3 of 3 people found the following review helpful:
5.0 out of 5 stars
Is the enlightenment redeemable?, March 10, 2010
This review is from: Redeeming the Enlightenement: Christianity and the Liberal Virtues (Radical Traditions) (Paperback)
This book's content can be summarized in three propositions. First, the values which are known as liberal, or enlightenment, find their more profound source in Christianity. Secondly, Christians can and have either totally reject the enlightenment, totally surrender to it, or best in Ward's eyes, redeem, rescue from the trash, the good which did not ultimately derive from Spinoza, Rousseau or Locke, but from Christ. Thirdly, the thinker/writer who has most successfully performed such redemption is not from the Catholic or Protestant West, but the Orthodox Fyodor Dostoevsky. In fact, a quick scan of this fine book's index show references to Dostoevsky and Rousseau in a dead heat for numerical supremacy, understandable since Ward has previously published on D.

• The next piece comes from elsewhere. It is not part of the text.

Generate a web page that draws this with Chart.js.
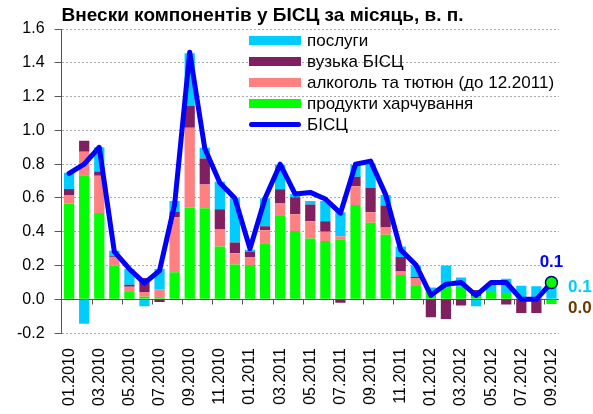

Ward devotes chapters to "equality," "authenticity," "tolerance" and "compassion" as virtues allegedly derived from the enlightenment, but which are actually secularized, even watered down versions of Christian virtues. I was surprised that "freedom" was not treated individually, but Ward explained that freedom or liberty is woven into each of the other four as a necessary pre-condition. On p.34, Ward shows how liberalism puts rights before duties/responsibilities in an individualistic way, whereas Christianity has always emphasized that rights flow from prior responsibilities, to God and others. On p. 115 he highlights the all too odd but true specter of intolerant or illiberal liberalism. On p. 119, Ward uses the phrase "Enlightenment fundamentalism," which i had never heard before, but will use frequently in the future.
One of the many things i enjoyed about this book was the footnotes to many other books which sound as if they will also be helpful to me, and to others, to comprehend the USA, which has roots in both Christianity and the enlightenment.